# The task
Quote all lines below exactly. Images stay out.

>> START Dataset extract

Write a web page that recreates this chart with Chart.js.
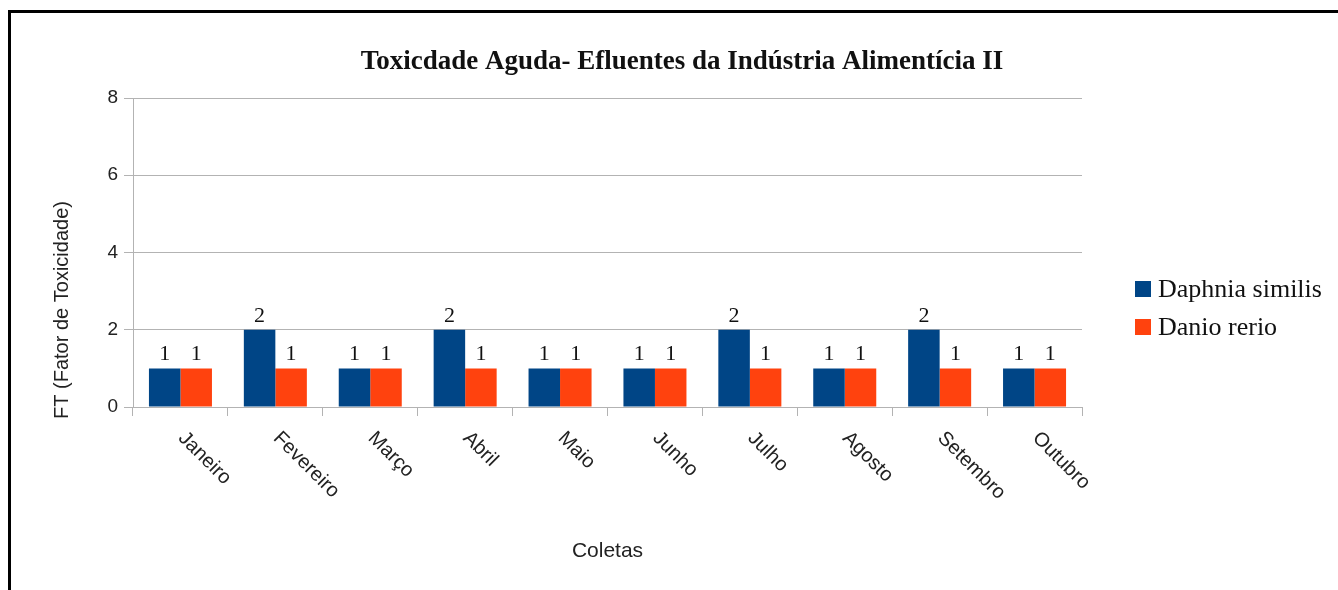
<!DOCTYPE html>
<html>
<head>
<meta charset="utf-8">
<script src="https://cdn.jsdelivr.net/npm/chart.js@4.4.1/dist/chart.umd.min.js"></script>
<style>
  html, body { margin: 0; padding: 0; background: #fff; }
  #wrap { position: relative; width: 1338px; height: 590px; }
  #frame { position: absolute; left: 8px; top: 10px; right: -10px; bottom: -10px;
           border-left: 3px solid #000; border-top: 3px solid #000; pointer-events: none; }
</style>
</head>
<body>
<div id="wrap">
  <canvas id="chart" width="1338" height="590"></canvas>
  <div id="frame"></div>
</div>
<script>
// ── data ─────────────────────────────────────────────
const meses = ['Janeiro', 'Fevereiro', 'Março', 'Abril', 'Maio', 'Junho', 'Julho', 'Agosto', 'Setembro', 'Outubro'];
const daphnia = [1, 2, 1, 2, 1, 1, 2, 1, 2, 1];
const danio   = [1, 1, 1, 1, 1, 1, 1, 1, 1, 1];
const seriesNames = ['Daphnia similis', 'Danio rerio'];
const seriesColors = ['#004586', '#ff420e'];
const chartTitle = 'Toxicdade Aguda- Efluentes da Indústria Alimentícia II';
const yTitle = 'FT (Fator de Toxicidade)';
const xTitle = 'Coletas';

const SANS = '"Liberation Sans", Arial, sans-serif';
const SERIF = '"Liberation Serif", "Times New Roman", serif';

// title, legend, rotated month labels, y title and value labels
const decor = {
  id: 'decor',
  afterDraw(chart) {
    const c = chart.ctx;
    const xs = chart.scales.x;
    const ys = chart.scales.y;
    c.save();

    c.fillStyle = '#111';
    c.font = 'bold 27px ' + SERIF;
    c.textAlign = 'center';
    c.textBaseline = 'middle';
    c.fillText(chartTitle, 682, 62);

    // legend
    c.font = '26px ' + SERIF;
    c.textAlign = 'left';
    chart.data.datasets.forEach((ds, i) => {
      const y = 289 + i * 38;
      c.fillStyle = ds.backgroundColor;
      c.fillRect(1135, y - 8, 16, 16);
      c.fillStyle = '#111';
      c.fillText(ds.label, 1158, y + 1);
    });

    // y title
    c.save();
    c.translate(62, 310);
    c.rotate(-Math.PI / 2);
    c.font = '20px ' + SANS;
    c.fillStyle = '#222';
    c.textAlign = 'center';
    c.fillText(yTitle, 0, 0);
    c.restore();

    // month labels, rotated 45deg clockwise
    c.font = '20px ' + SANS;
    c.fillStyle = '#222';
    meses.forEach((m, i) => {
      const x = xs.getPixelForTick(i);
      c.save();
      c.translate(x + 1, ys.bottom + 28);
      c.rotate(Math.PI / 4);
      c.textAlign = 'left';
      c.textBaseline = 'middle';
      c.fillText(m, 0, 0);
      c.restore();
    });

    // value labels
    c.font = '22px ' + SERIF;
    c.fillStyle = '#111';
    c.textAlign = 'center';
    c.textBaseline = 'bottom';
    chart.data.datasets.forEach((ds, i) => {
      chart.getDatasetMeta(i).data.forEach((bar, j) => {
        c.fillText(String(ds.data[j]), bar.x, bar.y - 3);
      });
    });

    c.restore();
  }
};

new Chart(document.getElementById('chart'), {
  type: 'bar',
  data: {
    labels: meses,
    datasets: [
      { label: seriesNames[0], data: daphnia, backgroundColor: seriesColors[0] },
      { label: seriesNames[1], data: danio, backgroundColor: seriesColors[1] }
    ]
  },
  options: {
    responsive: false,
    animation: false,
    datasets: { bar: { categoryPercentage: 0.664, barPercentage: 1.0 } },
    layout: { padding: { left: 10, right: 256, top: 98, bottom: 0 } },
    plugins: { legend: { display: false }, title: { display: false }, tooltip: { enabled: false } },
    scales: {
      x: {
        afterFit: s => { s.height = 183; },
        grid: { drawOnChartArea: false, drawTicks: true, tickLength: 9, color: '#b3b3b3', offset: true },
        border: { color: '#b3b3b3' },
        ticks: { display: false },
        title: { display: true, text: xTitle, color: '#222', font: { family: SANS, size: 21 }, padding: { top: 0, bottom: 26 } }
      },
      y: {
        min: 0, max: 8,
        afterFit: s => { s.width = 123; },
        grid: { color: '#b3b3b3', tickLength: 9 },
        border: { color: '#b3b3b3' },
        ticks: { stepSize: 2, padding: 6, color: '#222', font: { family: SANS, size: 19 } }
      }
    }
  },
  plugins: [decor]
});
</script>
</body>
</html>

>> END Dataset extract

# Answer to the problem
Write a web page that recreates this chart with Chart.js.
<!DOCTYPE html>
<html>
<head>
<meta charset="utf-8">
<script src="https://cdn.jsdelivr.net/npm/chart.js@4.4.1/dist/chart.umd.min.js"></script>
<style>
  html, body { margin: 0; padding: 0; background: #fff; }
  #wrap { position: relative; width: 1338px; height: 590px; }
  #frame { position: absolute; left: 8px; top: 10px; right: -10px; bottom: -10px;
           border-left: 3px solid #000; border-top: 3px solid #000; pointer-events: none; }
</style>
</head>
<body>
<div id="wrap">
  <canvas id="chart" width="1338" height="590"></canvas>
  <div id="frame"></div>
</div>
<script>
// ── data ─────────────────────────────────────────────
const meses = ['Janeiro', 'Fevereiro', 'Março', 'Abril', 'Maio', 'Junho', 'Julho', 'Agosto', 'Setembro', 'Outubro'];
const daphnia = [1, 2, 1, 2, 1, 1, 2, 1, 2, 1];
const danio   = [1, 1, 1, 1, 1, 1, 1, 1, 1, 1];
const seriesNames = ['Daphnia similis', 'Danio rerio'];
const seriesColors = ['#004586', '#ff420e'];
const chartTitle = 'Toxicdade Aguda- Efluentes da Indústria Alimentícia II';
const yTitle = 'FT (Fator de Toxicidade)';
const xTitle = 'Coletas';

const SANS = '"Liberation Sans", Arial, sans-serif';
const SERIF = '"Liberation Serif", "Times New Roman", serif';

// title, legend, rotated month labels, y title and value labels
const decor = {
  id: 'decor',
  afterDraw(chart) {
    const c = chart.ctx;
    const xs = chart.scales.x;
    const ys = chart.scales.y;
    c.save();

    c.fillStyle = '#111';
    c.font = 'bold 27px ' + SERIF;
    c.textAlign = 'center';
    c.textBaseline = 'middle';
    c.fillText(chartTitle, 682, 62);

    // legend
    c.font = '26px ' + SERIF;
    c.textAlign = 'left';
    chart.data.datasets.forEach((ds, i) => {
      const y = 289 + i * 38;
      c.fillStyle = ds.backgroundColor;
      c.fillRect(1135, y - 8, 16, 16);
      c.fillStyle = '#111';
      c.fillText(ds.label, 1158, y + 1);
    });

    // y title
    c.save();
    c.translate(62, 310);
    c.rotate(-Math.PI / 2);
    c.font = '20px ' + SANS;
    c.fillStyle = '#222';
    c.textAlign = 'center';
    c.fillText(yTitle, 0, 0);
    c.restore();

    // month labels, rotated 45deg clockwise
    c.font = '20px ' + SANS;
    c.fillStyle = '#222';
    meses.forEach((m, i) => {
      const x = xs.getPixelForTick(i);
      c.save();
      c.translate(x + 1, ys.bottom + 28);
      c.rotate(Math.PI / 4);
      c.textAlign = 'left';
      c.textBaseline = 'middle';
      c.fillText(m, 0, 0);
      c.restore();
    });

    // value labels
    c.font = '22px ' + SERIF;
    c.fillStyle = '#111';
    c.textAlign = 'center';
    c.textBaseline = 'bottom';
    chart.data.datasets.forEach((ds, i) => {
      chart.getDatasetMeta(i).data.forEach((bar, j) => {
        c.fillText(String(ds.data[j]), bar.x, bar.y - 3);
      });
    });

    c.restore();
  }
};

new Chart(document.getElementById('chart'), {
  type: 'bar',
  data: {
    labels: meses,
    datasets: [
      { label: seriesNames[0], data: daphnia, backgroundColor: seriesColors[0] },
      { label: seriesNames[1], data: danio, backgroundColor: seriesColors[1] }
    ]
  },
  options: {
    responsive: false,
    animation: false,
    datasets: { bar: { categoryPercentage: 0.664, barPercentage: 1.0 } },
    layout: { padding: { left: 10, right: 256, top: 98, bottom: 0 } },
    plugins: { legend: { display: false }, title: { display: false }, tooltip: { enabled: false } },
    scales: {
      x: {
        afterFit: s => { s.height = 183; },
        grid: { drawOnChartArea: false, drawTicks: true, tickLength: 9, color: '#b3b3b3', offset: true },
        border: { color: '#b3b3b3' },
        ticks: { display: false },
        title: { display: true, text: xTitle, color: '#222', font: { family: SANS, size: 21 }, padding: { top: 0, bottom: 26 } }
      },
      y: {
        min: 0, max: 8,
        afterFit: s => { s.width = 123; },
        grid: { color: '#b3b3b3', tickLength: 9 },
        border: { color: '#b3b3b3' },
        ticks: { stepSize: 2, padding: 6, color: '#222', font: { family: SANS, size: 19 } }
      }
    }
  },
  plugins: [decor]
});
</script>
</body>
</html>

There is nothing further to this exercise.